╭──
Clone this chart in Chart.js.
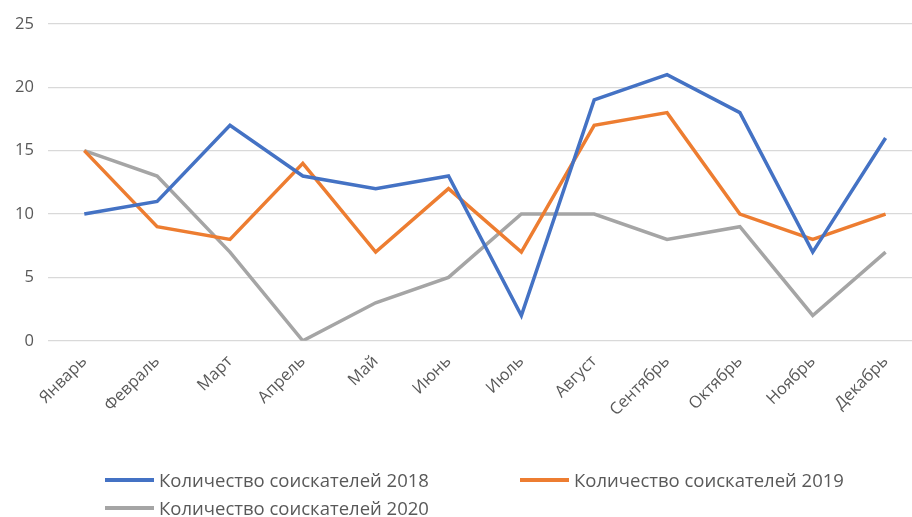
<!DOCTYPE html>
<html>
<head>
<meta charset="utf-8">
<script src="https://cdn.jsdelivr.net/npm/chart.js@4"></script>
<style>
  body { margin: 0; background: #fff; overflow: hidden; }
  #wrap { position: relative; width: 912px; height: 517px; overflow: hidden; }
  #legend { position: absolute; left: 105px; top: 467px; width: 780px; font-family: "Open Sans", sans-serif; font-size: 18.5px; color: #595959; }
  .item { position: absolute; display: flex; align-items: center; white-space: nowrap; }
  .item span.line { display: inline-block; width: 49px; height: 4px; margin-right: 5px; }
</style>
</head>
<body>
<div id="wrap">
  <canvas id="myChart" width="922" height="517"></canvas>
  <div id="legend"></div>
</div>
<script>
const months = ["Январь", "Февраль", "Март", "Апрель", "Май", "Июнь", "Июль", "Август", "Сентябрь", "Октябрь", "Ноябрь", "Декабрь"];
const seekers2018 = [10, 11, 17, 13, 12, 13, 2, 19, 21, 18, 7, 16];
const seekers2019 = [15, 9, 8, 14, 7, 12, 7, 17, 18, 10, 8, 10];
const seekers2020 = [15, 13, 7, 0, 3, 5, 10, 10, 8, 9, 2, 7];
const seriesNames = ["Количество соискателей 2018", "Количество соискателей 2019", "Количество соискателей 2020"];

const colors = ['#4472C4', '#ED7D31', '#A5A5A5'];
const tickFont = { family: "'Open Sans', sans-serif", size: 16.5 };

const chart = new Chart("myChart", {
  type: "line",
  data: {
    labels: months,
    datasets: [seekers2018, seekers2019, seekers2020].map((d, i) => ({
      label: seriesNames[i],
      data: d,
      borderColor: colors[i],
      backgroundColor: colors[i],
      borderWidth: 3.5,
      pointRadius: 0,
      tension: 0,
      fill: false
    }))
  },
  options: {
    responsive: false,
    animation: false,
    layout: { padding: { top: 3, right: 0, left: 1, bottom: 94 } },
    scales: {
      y: {
        min: 0,
        max: 25,
        ticks: { stepSize: 5, color: '#595959', font: tickFont, padding: 14 },
        grid: { color: '#d9d9d9', lineWidth: 1.3, drawTicks: false },
        border: { display: false }
      },
      x: {
        offset: true,
        ticks: { color: '#595959', font: tickFont, maxRotation: 45, minRotation: 45, padding: 3 },
        grid: { display: false },
        border: { display: false }
      }
    },
    plugins: {
      legend: { display: false },
      tooltip: { enabled: false }
    }
  }
});

// legend laid out like the original: two on the first row, one below
const legendPos = [[0, 0], [415, 0], [0, 28]];
const legendEl = document.getElementById('legend');
seriesNames.forEach((name, i) => {
  const item = document.createElement('div');
  item.className = 'item';
  item.style.left = legendPos[i][0] + 'px';
  item.style.top = legendPos[i][1] + 'px';
  item.innerHTML = '<span class="line" style="background:' + colors[i] + '"></span>' + name;
  legendEl.appendChild(item);
});
</script>
</body>
</html>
╰──
■ Exercise:
Reproduce the material word for word. Any pictures should be left out of the copy.

■ Correct result:
Clone this chart in Chart.js.
<!DOCTYPE html>
<html>
<head>
<meta charset="utf-8">
<script src="https://cdn.jsdelivr.net/npm/chart.js@4"></script>
<style>
  body { margin: 0; background: #fff; overflow: hidden; }
  #wrap { position: relative; width: 912px; height: 517px; overflow: hidden; }
  #legend { position: absolute; left: 105px; top: 467px; width: 780px; font-family: "Open Sans", sans-serif; font-size: 18.5px; color: #595959; }
  .item { position: absolute; display: flex; align-items: center; white-space: nowrap; }
  .item span.line { display: inline-block; width: 49px; height: 4px; margin-right: 5px; }
</style>
</head>
<body>
<div id="wrap">
  <canvas id="myChart" width="922" height="517"></canvas>
  <div id="legend"></div>
</div>
<script>
const months = ["Январь", "Февраль", "Март", "Апрель", "Май", "Июнь", "Июль", "Август", "Сентябрь", "Октябрь", "Ноябрь", "Декабрь"];
const seekers2018 = [10, 11, 17, 13, 12, 13, 2, 19, 21, 18, 7, 16];
const seekers2019 = [15, 9, 8, 14, 7, 12, 7, 17, 18, 10, 8, 10];
const seekers2020 = [15, 13, 7, 0, 3, 5, 10, 10, 8, 9, 2, 7];
const seriesNames = ["Количество соискателей 2018", "Количество соискателей 2019", "Количество соискателей 2020"];

const colors = ['#4472C4', '#ED7D31', '#A5A5A5'];
const tickFont = { family: "'Open Sans', sans-serif", size: 16.5 };

const chart = new Chart("myChart", {
  type: "line",
  data: {
    labels: months,
    datasets: [seekers2018, seekers2019, seekers2020].map((d, i) => ({
      label: seriesNames[i],
      data: d,
      borderColor: colors[i],
      backgroundColor: colors[i],
      borderWidth: 3.5,
      pointRadius: 0,
      tension: 0,
      fill: false
    }))
  },
  options: {
    responsive: false,
    animation: false,
    layout: { padding: { top: 3, right: 0, left: 1, bottom: 94 } },
    scales: {
      y: {
        min: 0,
        max: 25,
        ticks: { stepSize: 5, color: '#595959', font: tickFont, padding: 14 },
        grid: { color: '#d9d9d9', lineWidth: 1.3, drawTicks: false },
        border: { display: false }
      },
      x: {
        offset: true,
        ticks: { color: '#595959', font: tickFont, maxRotation: 45, minRotation: 45, padding: 3 },
        grid: { display: false },
        border: { display: false }
      }
    },
    plugins: {
      legend: { display: false },
      tooltip: { enabled: false }
    }
  }
});

// legend laid out like the original: two on the first row, one below
const legendPos = [[0, 0], [415, 0], [0, 28]];
const legendEl = document.getElementById('legend');
seriesNames.forEach((name, i) => {
  const item = document.createElement('div');
  item.className = 'item';
  item.style.left = legendPos[i][0] + 'px';
  item.style.top = legendPos[i][1] + 'px';
  item.innerHTML = '<span class="line" style="background:' + colors[i] + '"></span>' + name;
  legendEl.appendChild(item);
});
</script>
</body>
</html>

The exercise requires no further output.